Algorithms / Recurrence Analysis
Least You Need to Know: Recursion Trees and Recurrence Intuition
Recurrences describe recursive runtime by combining the cost of smaller subproblems with the non-recursive work done at each step. Recursion trees help you see branching, depth, and total work level by level.
The least you need to know
- A recurrence like `T(n)=T(n/2)+1` usually suggests logarithmic depth.
- A recurrence like `T(n)=2T(n/2)+n` often leads to `Θ(n log n)` because each level costs about `n` and there are about `log n` levels.

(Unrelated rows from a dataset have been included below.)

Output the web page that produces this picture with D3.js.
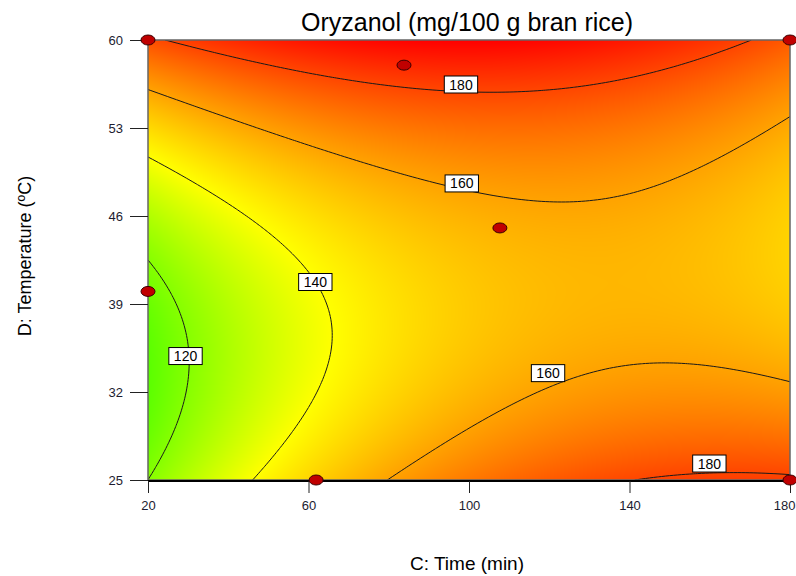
<!DOCTYPE html>
<html>
<head>
<meta charset="utf-8">
<script src="https://cdn.jsdelivr.net/npm/d3@7"></script>
<style>
  html, body { margin: 0; padding: 0; background: #fff; }
  svg { display: block; font-family: "Liberation Sans", Arial, sans-serif; }
</style>
</head>
<body>
<svg id="chart" width="796" height="576"></svg>
<script>
// Axis ranges and ticks
const timeDomain = [20, 180];
const tempDomain = [25, 60];
const timeTicks = [20, 60, 100, 140, 180];
const tempTicks = [25, 32, 39, 46, 53, 60];

// Fitted quadratic response surface in coded units
// terms: [intercept, C, D, C*D, C^2, D^2]
const modelCoef = [153, 14.75, 13.1, -15.97, -18.25, 29.1];

// Contour levels
const contourLevels = [120, 140, 160, 180];

// Contour label anchors (level, time, temperature)
const labelLevels = [180, 160, 140, 120, 160, 180];
const labelTime = [98.0, 98.2, 61.7, 29.35, 119.7, 159.9];
const labelTemp = [56.46, 48.59, 40.75, 34.86, 33.5, 26.31];

// Design points
const pointTime = [20, 83.8, 180, 107.7, 20, 61.9, 180];
const pointTemp = [60, 58.0, 60, 45.05, 40, 25, 25];

// Colour stops for the response
const colorValues = [112, 140, 195];
const colorStops = ["#55ff00", "#ffff00", "#ff0000"];

const svg = d3.select("#chart");
const plotL = 148, plotR = 790, plotT = 40, plotB = 480;
const pw = plotR - plotL, ph = plotB - plotT;

const x = d3.scaleLinear().domain(timeDomain).range([plotL, plotR]);
const y = d3.scaleLinear().domain(tempDomain).range([plotB, plotT]);
const color = d3.scaleLinear().domain(colorValues).range(colorStops).clamp(true);

function surface(C, D) {
  const a = (C - 100) / 80, b = (D - 42.5) / 17.5;
  const k = modelCoef;
  return k[0] + k[1] * a + k[2] * b + k[3] * a * b + k[4] * a * a + k[5] * b * b;
}

// Filled surface as a raster image
const canvas = document.createElement("canvas");
canvas.width = pw; canvas.height = ph;
const ctx = canvas.getContext("2d");
const img = ctx.createImageData(pw, ph);
for (let j = 0; j < ph; j++) {
  const D = y.invert(plotT + j + 0.5);
  for (let i = 0; i < pw; i++) {
    const C = x.invert(plotL + i + 0.5);
    const c = d3.rgb(color(surface(C, D)));
    const o = (j * pw + i) * 4;
    img.data[o] = c.r; img.data[o + 1] = c.g; img.data[o + 2] = c.b; img.data[o + 3] = 255;
  }
}
ctx.putImageData(img, 0, 0);

svg.append("defs").append("clipPath").attr("id", "plotClip")
  .append("rect").attr("x", plotL).attr("y", plotT).attr("width", pw).attr("height", ph);

svg.append("image")
  .attr("x", plotL).attr("y", plotT).attr("width", pw).attr("height", ph)
  .attr("preserveAspectRatio", "none")
  .attr("href", canvas.toDataURL());

// Contour lines
const n = 161, m = 141;
const grid = new Array(n * m);
for (let j = 0; j < m; j++) {
  const D = tempDomain[1] - j * (tempDomain[1] - tempDomain[0]) / (m - 1);
  for (let i = 0; i < n; i++) {
    const C = timeDomain[0] + i * (timeDomain[1] - timeDomain[0]) / (n - 1);
    grid[j * n + i] = surface(C, D);
  }
}
const contours = d3.contours().size([n, m]).thresholds(contourLevels)(grid);
const proj = d3.geoTransform({
  point(gx, gy) {
    this.stream.point(plotL + (gx - 0.5) * pw / (n - 1), plotT + (gy - 0.5) * ph / (m - 1));
  }
});
svg.append("g").attr("clip-path", "url(#plotClip)")
  .selectAll("path").data(contours).join("path")
  .attr("d", d3.geoPath(proj))
  .attr("fill", "none")
  .attr("stroke", "#1a1a1a")
  .attr("stroke-width", 1);

// Frame
svg.append("rect").attr("x", plotL).attr("y", plotT).attr("width", pw).attr("height", ph)
  .attr("fill", "none").attr("stroke", "#666").attr("stroke-width", 1.5);
svg.append("line").attr("x1", plotL).attr("x2", plotR).attr("y1", plotB + 1).attr("y2", plotB + 1)
  .attr("stroke", "#000").attr("stroke-width", 2);

// Axes
const xAxis = d3.axisBottom(x).tickValues(timeTicks).tickSize(12).tickPadding(8).tickFormat(d3.format("d"));
const gx = svg.append("g").attr("transform", `translate(0,${plotB + 1})`).call(xAxis);
gx.select(".domain").remove();
gx.selectAll(".tick line").attr("stroke", "#222");
gx.selectAll(".tick text").attr("font-size", 13).attr("fill", "#1c1c30")
  .attr("font-family", "Liberation Sans, Arial, sans-serif");
// keep the last tick label inside the page
gx.selectAll(".tick text").filter(d => d === timeTicks[timeTicks.length - 1])
  .attr("text-anchor", "end").attr("x", 796 - plotR - 1);

const yAxis = d3.axisLeft(y).tickValues(tempTicks).tickSize(18).tickPadding(7).tickFormat(d3.format("d"));
const gy = svg.append("g").attr("transform", `translate(${plotL},0)`).call(yAxis);
gy.select(".domain").remove();
gy.selectAll(".tick line").attr("stroke", "#222");
gy.selectAll(".tick text").attr("font-size", 13).attr("fill", "#1c1c30")
  .attr("font-family", "Liberation Sans, Arial, sans-serif");

// Contour labels
const labels = svg.append("g");
labelLevels.forEach((lv, i) => {
  const g = labels.append("g").attr("transform", `translate(${x(labelTime[i])},${y(labelTemp[i])})`);
  const r = g.append("rect");
  const t = g.append("text").text(lv)
    .attr("text-anchor", "middle").attr("dy", "0.36em")
    .attr("font-size", 14).attr("fill", "#000");
  const w = t.node().getComputedTextLength() + 10;
  r.attr("x", -w / 2).attr("y", -8.5).attr("width", w).attr("height", 17)
    .attr("fill", "#fff").attr("stroke", "#000").attr("stroke-width", 1);
});

// Design points
svg.append("g").selectAll("ellipse").data(pointTime.map((t, i) => [t, pointTemp[i]]))
  .join("ellipse")
  .attr("cx", d => x(d[0])).attr("cy", d => y(d[1]))
  .attr("rx", 7).attr("ry", 5)
  .attr("fill", "#c00000").attr("stroke", "#3a0000").attr("stroke-width", 1);

// Titles
svg.append("text").attr("x", 467).attr("y", 31).attr("text-anchor", "middle")
  .attr("font-size", 25).attr("fill", "#000").text("Oryzanol (mg/100 g bran rice)");
svg.append("text").attr("x", 467).attr("y", 570).attr("text-anchor", "middle")
  .attr("font-size", 19).attr("fill", "#000").text("C: Time (min)");
svg.append("text").attr("transform", "translate(31,256) rotate(-90)").attr("text-anchor", "middle")
  .attr("font-size", 18).attr("fill", "#000").text("D: Temperature (ºC)");
</script>
</body>
</html>
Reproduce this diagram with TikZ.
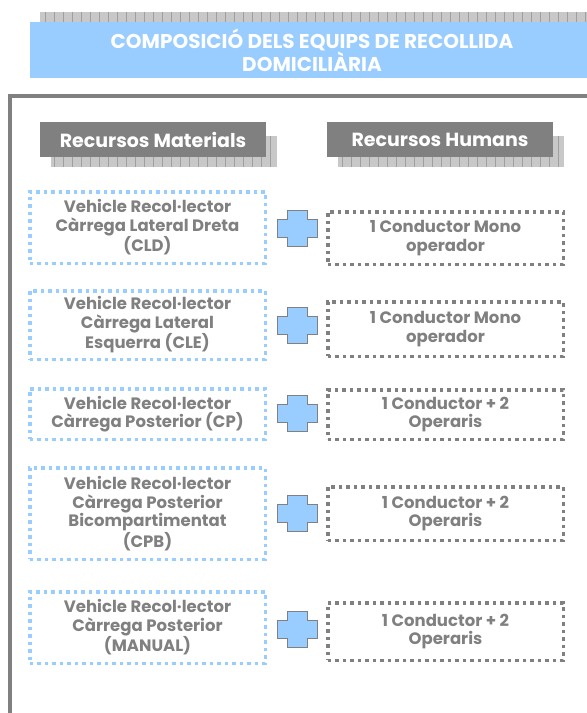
\documentclass[tikz,border=0pt]{standalone}
\usepackage{fontspec}
\setmainfont{Poppins}
\usepackage{tikz}
\usetikzlibrary{patterns}
\definecolor{celblau}{HTML}{99CCFF}
\definecolor{grisfosc}{HTML}{808080}
\definecolor{grisclar}{HTML}{C8C8C8}
\newcommand\material[4]{\node[material,minimum height=#3] (#1) at (147.5,#2) {#4};}
\newcommand\huma[4]{\node[huma,minimum height=#3] (#1) at (445.5,#2) {#4};}
\newcommand\creu[2]{\coordinate (#1) at (297,#2); \draw[creu,shift={(#1)}] (-20,-9) -- (-10,-9) -- (-10,-18) -- (10,-18) -- (10,-9) -- (20,-9) -- (20,9) -- (10,9) -- (10,18) -- (-10,18) -- (-10,9) -- (-20,9) -- cycle;}
\newcommand\capcalera[4]{\fill[grisclar] (#2+11,#3+14) rectangle (#2+#4+11,#3+45); \draw[ombra] (#2+11,#3+14) grid (#2+#4+11,#3+45); \node[capcalera,minimum width=#4] (#1) at (#2+#4/2,#3+17.5) {\csname text#1\endcsname};}
\newcommand\textmaterials{Recursos Materials}
\newcommand\texthumans{Recursos Humans}

\begin{document}
\begin{tikzpicture}[x=1pt,y=-1pt]
\tikzstyle{material}=[draw=celblau,line width=3.5pt,dash pattern=on 3.5pt off 4pt,text=grisfosc,font=\bfseries\fontsize{16.5}{18.5}\selectfont,align=center,minimum width=235.5pt,inner sep=0pt]
\tikzstyle{huma}=[material,draw=grisfosc]
\tikzstyle{creu}=[fill=celblau,draw=grisfosc,line width=1pt,line join=miter]
\tikzstyle{capcalera}=[fill=grisfosc,text=white,font=\bfseries\fontsize{19}{20}\selectfont,minimum height=35pt,inner sep=0pt]
\tikzstyle{ombra}=[draw=gray!75,line width=0.5pt,xstep=9,ystep=7.75]
\tikzstyle{titol}=[text=white,font=\bfseries\fontsize{20}{20}\selectfont,align=center]
\useasboundingbox (0,0) rectangle (587,713);

% banner del titol
\fill[grisclar] (40,12) rectangle (587,22);
\draw[ombra,ystep=10] (40,12) grid (587,22);
\fill[celblau] (30,22) rectangle (587,78);
\node[titol] (titol) at (312,50) {COMPOSICIÓ DELS EQUIPS DE RECOLLIDA\\DOMICILIÀRIA};

% marc
\draw[grisfosc,line width=4pt] (9.5,713) -- (9.5,96) -- (587,96);

% capcaleres de columna
\capcalera{materials}{40}{122}{226}
\capcalera{humans}{327}{122}{226}

\material{cld}{227.5}{71.5}{Vehicle Recol·lector\\Càrrega Lateral Dreta\\(CLD)}
\creu{c1}{228}
\huma{h1}{238}{52.5}{1 Conductor Mono\\operador}

\material{cle}{325}{68.5}{Vehicle Recol·lector\\Càrrega Lateral\\Esquerra (CLE)}
\creu{c2}{325}
\huma{h2}{329}{54.5}{1 Conductor Mono\\operador}

\material{cp}{414}{50.5}{Vehicle Recol·lector\\Càrrega Posterior (CP)}
\creu{c3}{413}
\huma{h3}{414.5}{49.5}{1 Conductor + 2\\Operaris}

\material{cpb}{513.5}{91.5}{Vehicle Recol·lector\\Càrrega Posterior\\Bicompartimentat\\(CPB)}
\creu{c4}{513}
\huma{h4}{513.5}{53.5}{1 Conductor + 2\\Operaris}

\material{manual}{627.5}{71.5}{Vehicle Recol·lector\\Càrrega Posterior\\(MANUAL)}
\creu{c5}{629}
\huma{h5}{631.5}{57.5}{1 Conductor + 2\\Operaris}
\end{tikzpicture}
\end{document}
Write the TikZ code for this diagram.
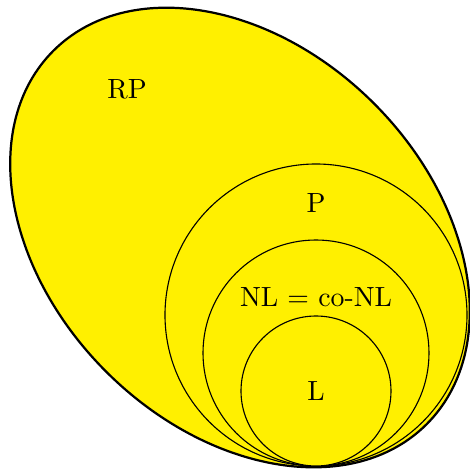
\documentclass[tikz,border=0pt]{standalone}
\usepackage{tikz}
\definecolor{classyellow}{RGB}{255,240,0}
\tikzset{
  rpset/.style={draw=black, thick, fill=classyellow},
  subset/.style={draw=black, fill=classyellow},
  lbl/.style={font=\normalsize}
}
\begin{document}
\begin{tikzpicture}[x=0.36pt, y=-0.36pt]
\useasboundingbox (0,0) rectangle (470,469);
% outer class
\draw[rpset, shift={(240,237.5)}, rotate=-45] (0,0) ellipse [x radius=264, y radius=189.5];
% nested classes, all touching at the bottom
\draw[subset] (316,315) circle [radius=151];
\draw[subset] (316,353) circle [radius=113];
\draw[subset] (316,391) circle [radius=75];
\node (rp) [lbl] at (127,89) {RP};
\node (p) [lbl] at (316,203) {P};
\node (nl) [lbl] at (316,297) {NL = co-NL};
\node (l) [lbl] at (316,391) {L};
\end{tikzpicture}
\end{document}
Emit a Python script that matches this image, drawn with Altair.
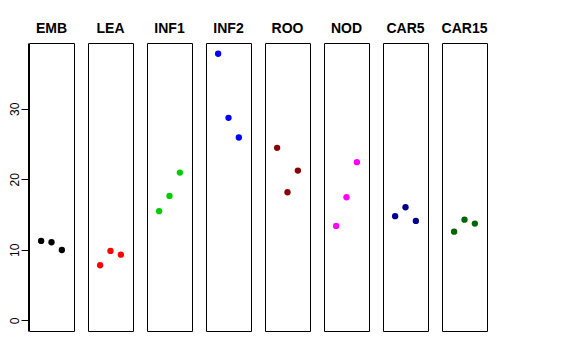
import altair as alt
import pandas as pd

panels = ["EMB", "LEA", "INF1", "INF2", "ROO", "NOD", "CAR5", "CAR15"]
colors = ["#000000", "#FF0000", "#00CD00", "#0000FF", "#8B0000", "#FF00FF", "#00008B", "#006400"]
values = [
    [11.26, 11.07, 9.98],
    [7.81, 9.84, 9.32],
    [15.48, 17.65, 20.96],
    [37.81, 28.72, 25.93],
    [24.46, 18.17, 21.24],
    [13.39, 17.46, 22.43],
    [14.77, 16.04, 14.10],
    [12.58, 14.28, 13.72],
]
offsets = [-1, 0, 1]
y_ticks = [0, 10, 20, 30]

rows = []
for p, vals in zip(panels, values):
    for o, v in zip(offsets, vals):
        rows.append({"panel": p, "pos": o, "value": v})
df = pd.DataFrame(rows)

base = alt.Chart(df).mark_circle(size=40, opacity=1).encode(
    x=alt.X("pos:Q", axis=None, scale=alt.Scale(domain=[-2.17, 2.17], nice=False, zero=False)),
    y=alt.Y("value:Q", title=None,
            scale=alt.Scale(domain=[-1.51, 39.33], nice=False, zero=False),
            axis=alt.Axis(values=y_ticks, grid=False, tickSize=7, tickColor="black",
                          domainColor="black", labelAngle=270, labelFontSize=12,
                          labelFont="Liberation Sans", labelColor="black", labelPadding=0)),
    color=alt.Color("panel:N", scale=alt.Scale(domain=panels, range=colors), legend=None),
).properties(width=45, height=288)

chart = base.facet(
    column=alt.Column("panel:N", sort=panels, title=None,
                      header=alt.Header(labelOrient="top", labelFontWeight="bold",
                                        labelFontSize=14, labelFont="Liberation Sans",
                                        labelColor="black", labelPadding=6)),
    spacing=12,
).properties(padding={"top": 14, "left": 0, "right": 0, "bottom": 0}).configure_view(
    stroke="black", strokeWidth=1
)

chart.save("out.html", embed_options={"renderer": "svg", "actions": False})
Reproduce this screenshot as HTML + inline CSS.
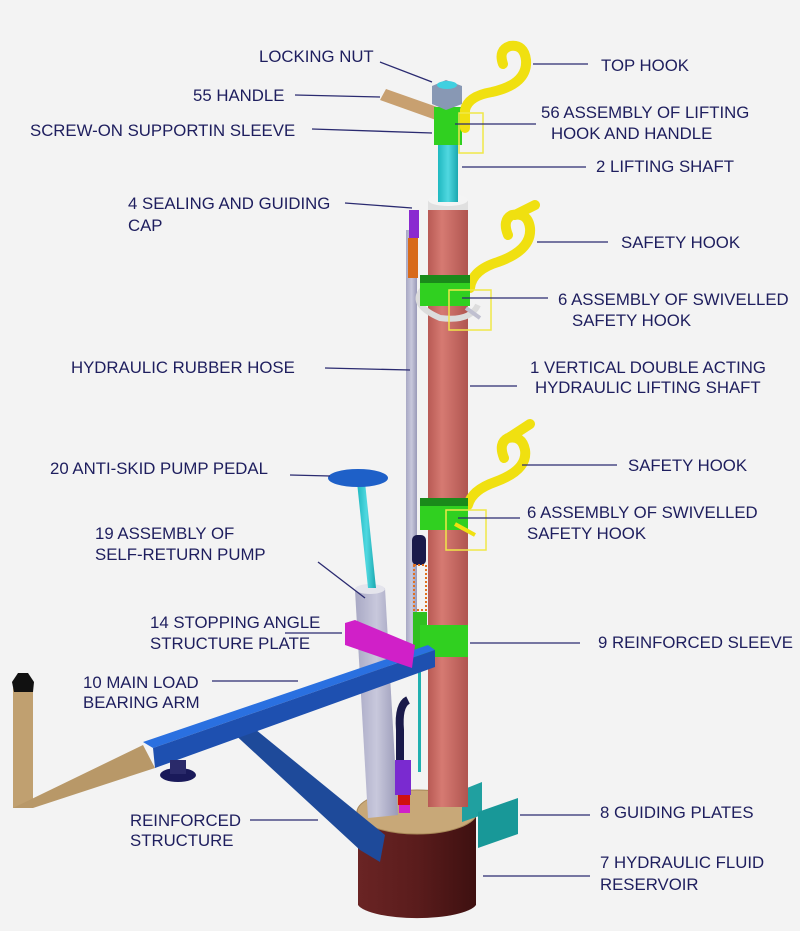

- Recursion trees separate branching from combine cost.
- The branching factor controls how many subproblems appear on each level.
- The stopping condition matters because it determines the tree depth and base cost.
Key notation
T(n)
runtime on input size n
T(n)=2T(n/2)+n
two half-size calls plus linear combine work
level cost
total work across one recursion-tree layer
Tiny worked example
- Merge sort satisfies `T(n)=2T(n/2)+n`.
- Each level of the recursion tree touches all `n` items overall.
- With about `log n` levels, the total becomes `Θ(n log n)`.
Common mistakes
- Students often analyze only one branch of a recurrence and forget the others.
- Students often mistake tree depth for total work.
- Students often ignore the non-recursive combine cost.
How to recognize this kind of problem
- Ask how many subproblems appear per level.
- Ask how deep the tree goes before the base case is reached.
- Then combine level cost with depth.